The packed pawn shop reflected the depth of Mexico's economic crisis, which has shown no signs of improvement despite President Ernesto Zedillo's emergency austerity plan announced this month. Even a much-flaunted $50bn (£32.5bn) international loan guarantee package, spearheaded by President Bill Clinton with $20bn of US funds, may not be enough to pull Mexico out of the crisis, economists here predict. They say much of the money will go to repaying foreign debt and that more funds may be necessary.

International bankers who heard Mexico's Finance Minister, Guillermo Ortiz, explain the austerity plan in Washington last week insisted he had suggested the $50bn would not solve Mexico's problems but Mr Ortiz, on his return to Mexico, denied saying so.

Ten days after the plan was announced - including a 35 per cent rise in petrol prices, 20 per cent in electricity, a rise in VAT from 10 to 15 per cent and a 10 per cent limit on pay increases - it has failed to achieve a key objective of stabilising the peso and reversing the outflow of billions of dollars. The peso closed at more than seven to a dollar on Monday night - yesterday was a public holiday - less than half its value of three months ago.

Equally worrying to Mr Zedillo is the social unrest the crisis, and specifically the austerity plan, has unleashed. Farmers, labourers, shopkeepers, businessmen, lawyers and accountants were among thousands who marched to the Interior Ministry building in the capital on Monday to protest at soaring interest rates.

The base rate approached 90 per cent this week, with mortgage and credit rates hitting an astonishing 150 per cent, threatening the closure of hundreds of thousands of businesses, the creation of millions of new unemployed, and repossession of homes, cars and tractors.
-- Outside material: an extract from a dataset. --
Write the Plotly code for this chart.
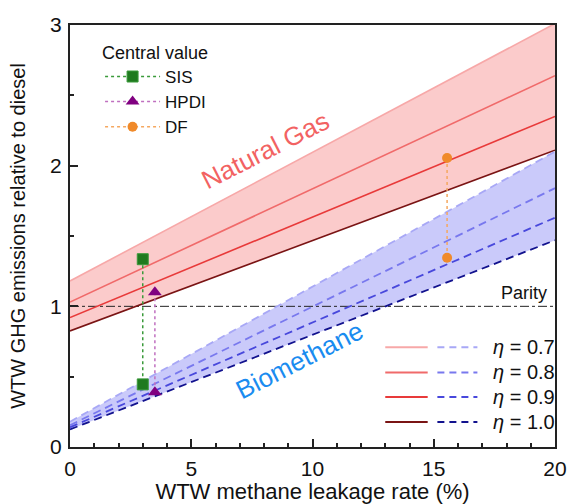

Around 50 suicides in Mexico City this year have been attributed by relatives directly to financial problems.

The marchers said they were refusing to pay mortgages or credit card bills and called on the government to take the same tack by suspending payments on Mexico's crushing $140bn foreign debt. The group which organised the march, known as el Barzon (the Yoke), claims to have half a million members around the nation. The fact that it includes people from all walks of life - unprecedented in Mexico - has become an increasing embarrassment to Mr Zedillo, whose austerity plan has been attacked even by members of his ruling Institutional Revolutionary Party (PRI).
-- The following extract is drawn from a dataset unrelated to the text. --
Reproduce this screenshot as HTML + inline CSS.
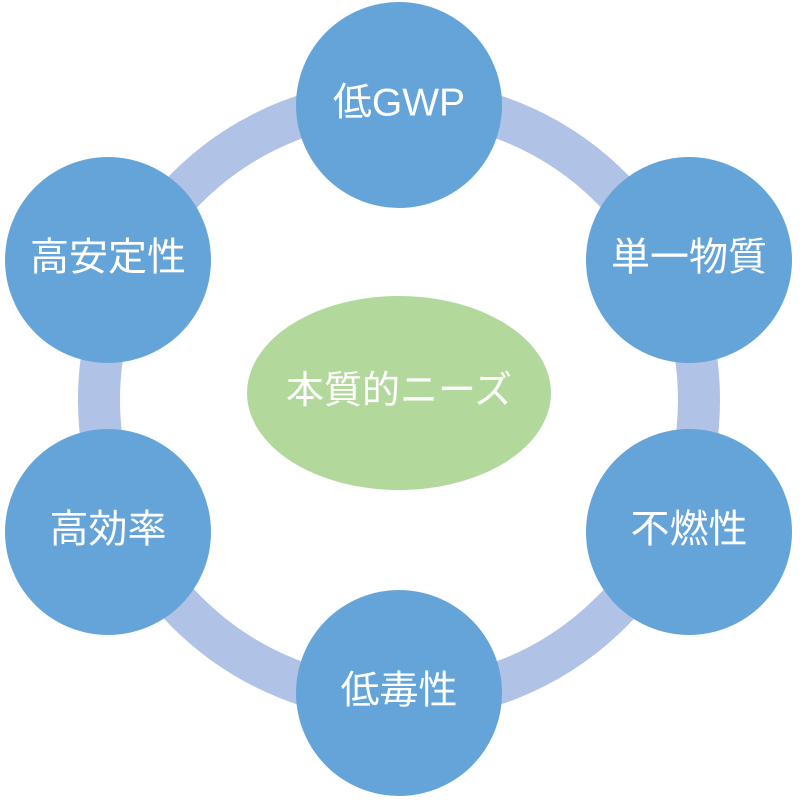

The President was forced to push the plan through without the traditional agreement from labour and business leaders. One day recently, there were100 separate anti-government protest marches in this capital of more than 20 million people.

The growing refusal to pay back debts is threatening to turn a banking crisis into a disaster. Three of the 18 banks privatised by former President Carlos Salinas de Gortari have recently been effectively taken over again by the state, the reverse of the trend international investors want to see. And the astronomical interest rates meant to attract foreign cash have frightened off investors because they suggest instability and have failed to stabilise the peso.

Since the vast majority of the 90 million Mexicans are poor - they live on a staple diet of tortillas, rice and beans subsidised by the government - it is the middle classes whose lifestyle is most affected by the austerity measures. French restaurants, jewellers' and clothing stores in the upmarket suburb of Polanco are deserted, but for American tourists taking advantage of the devalued peso.

"The problem now is there is no liquidity. People can't afford to use their credit cards or take bank loans," said Maru Ramirez, who runs a private primary school. "People are turning more and more to agiotistas [loan sharks] to get cash but they're having to give their house deeds, works of art or jewellery as collateral. Parents at my school are up to a year behind in their fees but I'm still teaching their children. We'll only get out of this crisis by sticking together."

As always during economic crises, the number of Mexicans attempting to cross illegally into the US is on the rise. Mexicans' most common conversation with me during the last few days has been: "Where are you from?" "Scotland." "Do I need a visa to go there? Could you help me get a job?"